- **PROMPT**
Gather all lines in the entries below that include the word "page".

[Entries with chart source code]
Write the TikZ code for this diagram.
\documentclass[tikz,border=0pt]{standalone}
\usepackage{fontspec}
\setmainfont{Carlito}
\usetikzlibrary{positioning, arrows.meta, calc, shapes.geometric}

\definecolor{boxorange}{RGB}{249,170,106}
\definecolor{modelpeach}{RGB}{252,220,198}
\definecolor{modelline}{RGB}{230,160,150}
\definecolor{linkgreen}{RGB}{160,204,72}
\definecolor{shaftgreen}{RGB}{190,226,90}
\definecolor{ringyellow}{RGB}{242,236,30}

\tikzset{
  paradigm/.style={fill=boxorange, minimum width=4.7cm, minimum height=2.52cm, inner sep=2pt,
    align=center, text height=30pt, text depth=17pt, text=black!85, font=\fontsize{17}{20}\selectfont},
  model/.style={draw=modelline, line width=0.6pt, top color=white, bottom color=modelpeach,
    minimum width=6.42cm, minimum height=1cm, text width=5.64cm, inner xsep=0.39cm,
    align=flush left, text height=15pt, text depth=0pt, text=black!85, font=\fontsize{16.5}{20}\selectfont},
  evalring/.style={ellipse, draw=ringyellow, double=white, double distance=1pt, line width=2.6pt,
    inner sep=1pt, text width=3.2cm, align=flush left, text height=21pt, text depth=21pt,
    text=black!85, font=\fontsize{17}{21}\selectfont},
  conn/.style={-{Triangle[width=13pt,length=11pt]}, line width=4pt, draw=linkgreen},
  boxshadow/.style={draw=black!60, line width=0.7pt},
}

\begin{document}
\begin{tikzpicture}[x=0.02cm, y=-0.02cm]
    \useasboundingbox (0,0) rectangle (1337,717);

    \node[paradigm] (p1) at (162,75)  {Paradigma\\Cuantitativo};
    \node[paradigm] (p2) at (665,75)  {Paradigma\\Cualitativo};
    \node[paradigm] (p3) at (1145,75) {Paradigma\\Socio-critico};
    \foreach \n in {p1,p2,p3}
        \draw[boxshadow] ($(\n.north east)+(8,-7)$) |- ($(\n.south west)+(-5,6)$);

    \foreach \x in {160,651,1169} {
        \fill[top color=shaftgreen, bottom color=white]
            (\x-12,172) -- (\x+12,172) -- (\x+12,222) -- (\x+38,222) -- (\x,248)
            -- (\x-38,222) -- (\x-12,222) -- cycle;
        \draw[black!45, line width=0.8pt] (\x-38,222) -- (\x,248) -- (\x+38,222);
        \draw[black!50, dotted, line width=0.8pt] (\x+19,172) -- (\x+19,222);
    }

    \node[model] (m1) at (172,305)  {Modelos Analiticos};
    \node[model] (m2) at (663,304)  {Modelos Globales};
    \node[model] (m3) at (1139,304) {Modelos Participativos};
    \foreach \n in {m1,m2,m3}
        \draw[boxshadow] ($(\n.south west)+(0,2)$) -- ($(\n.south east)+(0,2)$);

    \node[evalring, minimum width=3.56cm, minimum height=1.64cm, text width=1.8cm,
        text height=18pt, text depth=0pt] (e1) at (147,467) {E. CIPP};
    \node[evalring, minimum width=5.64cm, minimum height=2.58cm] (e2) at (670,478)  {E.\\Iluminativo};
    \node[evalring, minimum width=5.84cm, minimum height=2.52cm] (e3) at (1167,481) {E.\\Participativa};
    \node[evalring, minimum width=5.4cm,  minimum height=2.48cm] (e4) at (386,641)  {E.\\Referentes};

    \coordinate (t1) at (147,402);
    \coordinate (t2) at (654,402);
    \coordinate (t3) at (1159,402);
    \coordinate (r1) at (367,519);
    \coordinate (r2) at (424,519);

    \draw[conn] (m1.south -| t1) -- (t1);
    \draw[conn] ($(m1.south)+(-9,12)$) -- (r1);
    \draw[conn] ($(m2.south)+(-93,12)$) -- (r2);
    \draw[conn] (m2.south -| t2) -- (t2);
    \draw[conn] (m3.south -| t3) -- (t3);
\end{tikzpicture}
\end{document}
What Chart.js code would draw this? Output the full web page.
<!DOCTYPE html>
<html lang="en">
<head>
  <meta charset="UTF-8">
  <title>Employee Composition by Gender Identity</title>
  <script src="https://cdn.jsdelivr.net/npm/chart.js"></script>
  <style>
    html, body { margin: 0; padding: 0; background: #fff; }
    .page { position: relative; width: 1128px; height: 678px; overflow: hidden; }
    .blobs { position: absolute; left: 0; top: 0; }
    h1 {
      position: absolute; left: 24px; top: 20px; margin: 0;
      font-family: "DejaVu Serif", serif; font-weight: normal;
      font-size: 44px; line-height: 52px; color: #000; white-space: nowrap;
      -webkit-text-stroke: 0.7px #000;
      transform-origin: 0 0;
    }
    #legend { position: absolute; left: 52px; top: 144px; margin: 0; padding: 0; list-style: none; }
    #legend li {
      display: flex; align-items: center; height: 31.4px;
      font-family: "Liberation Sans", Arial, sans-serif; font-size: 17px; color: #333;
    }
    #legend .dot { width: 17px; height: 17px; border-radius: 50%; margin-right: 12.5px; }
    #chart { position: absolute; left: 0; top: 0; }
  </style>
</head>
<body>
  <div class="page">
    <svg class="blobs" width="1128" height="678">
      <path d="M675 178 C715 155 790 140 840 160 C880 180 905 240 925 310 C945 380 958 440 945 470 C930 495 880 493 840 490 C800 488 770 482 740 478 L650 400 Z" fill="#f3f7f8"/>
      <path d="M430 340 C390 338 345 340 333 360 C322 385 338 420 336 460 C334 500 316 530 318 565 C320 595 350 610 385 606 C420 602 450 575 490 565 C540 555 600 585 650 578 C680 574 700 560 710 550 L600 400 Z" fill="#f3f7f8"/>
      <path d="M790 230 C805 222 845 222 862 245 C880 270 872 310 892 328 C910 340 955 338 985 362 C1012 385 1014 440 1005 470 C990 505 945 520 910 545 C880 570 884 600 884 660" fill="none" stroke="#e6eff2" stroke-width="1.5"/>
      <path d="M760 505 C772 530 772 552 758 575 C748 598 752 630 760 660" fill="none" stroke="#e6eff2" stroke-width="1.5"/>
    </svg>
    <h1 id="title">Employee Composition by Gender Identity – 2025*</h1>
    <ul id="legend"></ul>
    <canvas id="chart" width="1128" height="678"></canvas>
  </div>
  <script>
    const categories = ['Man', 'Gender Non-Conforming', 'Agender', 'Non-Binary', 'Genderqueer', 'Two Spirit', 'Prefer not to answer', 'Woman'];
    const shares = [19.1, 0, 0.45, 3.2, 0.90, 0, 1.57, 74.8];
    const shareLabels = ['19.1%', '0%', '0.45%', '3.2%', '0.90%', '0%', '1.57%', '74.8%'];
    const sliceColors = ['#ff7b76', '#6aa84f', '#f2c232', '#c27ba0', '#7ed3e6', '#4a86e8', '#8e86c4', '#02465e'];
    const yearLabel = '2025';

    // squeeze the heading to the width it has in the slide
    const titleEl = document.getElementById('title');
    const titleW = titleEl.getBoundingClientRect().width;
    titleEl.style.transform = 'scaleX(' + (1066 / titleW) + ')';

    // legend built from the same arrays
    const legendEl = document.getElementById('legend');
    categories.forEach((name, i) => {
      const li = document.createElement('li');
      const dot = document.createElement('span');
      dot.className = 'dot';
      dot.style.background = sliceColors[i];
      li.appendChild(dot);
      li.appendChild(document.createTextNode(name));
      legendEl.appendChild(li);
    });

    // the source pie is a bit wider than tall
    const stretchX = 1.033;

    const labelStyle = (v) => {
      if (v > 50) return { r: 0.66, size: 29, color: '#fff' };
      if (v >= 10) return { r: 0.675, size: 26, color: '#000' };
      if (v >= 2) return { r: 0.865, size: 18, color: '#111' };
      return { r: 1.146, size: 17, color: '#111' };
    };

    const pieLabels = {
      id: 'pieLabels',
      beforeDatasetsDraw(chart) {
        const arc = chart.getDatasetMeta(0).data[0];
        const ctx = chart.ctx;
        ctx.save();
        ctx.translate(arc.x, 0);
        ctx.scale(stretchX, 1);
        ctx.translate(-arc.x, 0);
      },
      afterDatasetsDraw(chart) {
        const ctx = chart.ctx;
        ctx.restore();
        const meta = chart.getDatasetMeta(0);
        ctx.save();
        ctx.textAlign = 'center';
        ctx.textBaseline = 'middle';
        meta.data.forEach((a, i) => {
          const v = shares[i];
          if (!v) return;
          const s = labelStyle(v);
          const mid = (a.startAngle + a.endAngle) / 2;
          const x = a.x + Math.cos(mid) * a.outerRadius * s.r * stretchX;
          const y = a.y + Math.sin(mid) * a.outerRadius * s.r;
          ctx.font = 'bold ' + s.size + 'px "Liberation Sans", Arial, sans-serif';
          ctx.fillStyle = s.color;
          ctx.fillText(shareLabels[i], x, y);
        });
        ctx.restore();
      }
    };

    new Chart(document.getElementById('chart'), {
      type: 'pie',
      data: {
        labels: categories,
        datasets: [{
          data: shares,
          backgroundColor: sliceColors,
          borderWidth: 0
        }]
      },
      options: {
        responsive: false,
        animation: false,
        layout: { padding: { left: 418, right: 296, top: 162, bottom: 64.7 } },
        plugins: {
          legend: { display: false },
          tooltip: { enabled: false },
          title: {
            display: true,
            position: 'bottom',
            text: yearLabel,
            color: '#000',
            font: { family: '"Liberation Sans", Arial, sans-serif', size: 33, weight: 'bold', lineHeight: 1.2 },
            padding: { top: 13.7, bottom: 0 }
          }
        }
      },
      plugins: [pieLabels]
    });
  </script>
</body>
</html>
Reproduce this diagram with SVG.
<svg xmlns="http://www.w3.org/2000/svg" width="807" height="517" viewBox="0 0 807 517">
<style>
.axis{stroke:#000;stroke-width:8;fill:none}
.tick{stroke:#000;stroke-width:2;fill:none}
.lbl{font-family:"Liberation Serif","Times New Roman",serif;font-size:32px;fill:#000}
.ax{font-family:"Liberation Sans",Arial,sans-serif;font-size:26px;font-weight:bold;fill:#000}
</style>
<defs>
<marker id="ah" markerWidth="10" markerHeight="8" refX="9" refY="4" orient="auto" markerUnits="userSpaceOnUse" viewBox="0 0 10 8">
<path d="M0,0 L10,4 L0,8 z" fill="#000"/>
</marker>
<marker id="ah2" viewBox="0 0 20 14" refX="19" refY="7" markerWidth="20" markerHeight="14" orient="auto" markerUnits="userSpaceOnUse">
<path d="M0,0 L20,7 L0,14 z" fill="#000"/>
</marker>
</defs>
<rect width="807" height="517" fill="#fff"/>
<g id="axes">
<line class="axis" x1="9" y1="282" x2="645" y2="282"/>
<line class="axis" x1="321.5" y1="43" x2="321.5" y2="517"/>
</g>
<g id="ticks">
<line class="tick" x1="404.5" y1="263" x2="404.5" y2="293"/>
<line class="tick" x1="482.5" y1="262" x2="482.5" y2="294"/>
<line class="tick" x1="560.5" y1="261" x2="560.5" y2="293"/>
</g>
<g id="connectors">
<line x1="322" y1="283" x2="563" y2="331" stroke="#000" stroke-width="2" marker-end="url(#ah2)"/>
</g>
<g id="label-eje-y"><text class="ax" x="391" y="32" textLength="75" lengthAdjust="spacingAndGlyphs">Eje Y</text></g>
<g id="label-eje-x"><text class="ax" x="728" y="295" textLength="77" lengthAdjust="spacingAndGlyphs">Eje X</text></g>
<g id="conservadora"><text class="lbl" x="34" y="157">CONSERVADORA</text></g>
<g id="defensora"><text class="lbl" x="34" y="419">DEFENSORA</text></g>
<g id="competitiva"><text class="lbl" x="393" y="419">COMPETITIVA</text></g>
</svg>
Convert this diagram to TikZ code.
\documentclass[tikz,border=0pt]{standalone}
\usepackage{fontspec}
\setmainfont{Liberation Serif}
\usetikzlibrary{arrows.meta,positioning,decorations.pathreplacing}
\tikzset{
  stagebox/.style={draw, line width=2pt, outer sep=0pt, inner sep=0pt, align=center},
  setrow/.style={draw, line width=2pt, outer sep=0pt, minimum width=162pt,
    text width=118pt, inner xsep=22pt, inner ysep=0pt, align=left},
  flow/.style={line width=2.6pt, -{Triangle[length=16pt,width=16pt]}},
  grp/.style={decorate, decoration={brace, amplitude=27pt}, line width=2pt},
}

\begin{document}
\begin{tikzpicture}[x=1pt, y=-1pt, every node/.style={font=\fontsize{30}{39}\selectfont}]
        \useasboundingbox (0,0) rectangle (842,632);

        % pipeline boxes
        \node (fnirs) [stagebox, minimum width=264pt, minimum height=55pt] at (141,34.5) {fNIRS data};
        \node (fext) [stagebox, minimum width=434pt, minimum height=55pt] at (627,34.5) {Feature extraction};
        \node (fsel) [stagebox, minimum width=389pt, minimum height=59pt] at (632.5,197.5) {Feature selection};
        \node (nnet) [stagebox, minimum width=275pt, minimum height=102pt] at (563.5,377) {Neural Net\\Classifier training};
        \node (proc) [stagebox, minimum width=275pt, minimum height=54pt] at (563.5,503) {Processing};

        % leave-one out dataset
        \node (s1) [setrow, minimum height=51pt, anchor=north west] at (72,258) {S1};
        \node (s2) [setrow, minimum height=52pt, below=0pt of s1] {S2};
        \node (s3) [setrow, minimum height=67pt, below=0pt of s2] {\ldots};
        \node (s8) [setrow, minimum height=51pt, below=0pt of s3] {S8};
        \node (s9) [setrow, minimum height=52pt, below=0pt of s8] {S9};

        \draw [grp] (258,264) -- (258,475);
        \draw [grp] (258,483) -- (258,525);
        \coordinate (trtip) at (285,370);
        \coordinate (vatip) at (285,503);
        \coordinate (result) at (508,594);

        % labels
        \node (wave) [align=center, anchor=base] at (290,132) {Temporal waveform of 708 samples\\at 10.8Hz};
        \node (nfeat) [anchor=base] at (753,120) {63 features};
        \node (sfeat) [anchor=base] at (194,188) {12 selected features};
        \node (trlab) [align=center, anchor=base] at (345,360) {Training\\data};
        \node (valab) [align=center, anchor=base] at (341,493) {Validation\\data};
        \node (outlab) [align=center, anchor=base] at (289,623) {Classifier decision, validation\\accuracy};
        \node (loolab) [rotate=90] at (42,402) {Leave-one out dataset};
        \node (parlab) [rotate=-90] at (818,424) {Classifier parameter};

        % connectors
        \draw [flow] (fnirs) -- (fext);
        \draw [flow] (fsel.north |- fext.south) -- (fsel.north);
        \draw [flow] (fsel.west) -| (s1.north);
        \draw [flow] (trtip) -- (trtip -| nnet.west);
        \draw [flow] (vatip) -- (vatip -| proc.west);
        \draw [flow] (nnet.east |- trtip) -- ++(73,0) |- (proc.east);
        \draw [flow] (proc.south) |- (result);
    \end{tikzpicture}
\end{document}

- **RESULT FOR THIS TASK**
What Chart.js code would draw this? Output the full web page.
    .page { position: relative; width: 1128px; height: 678px; overflow: hidden; }
  <div class="page">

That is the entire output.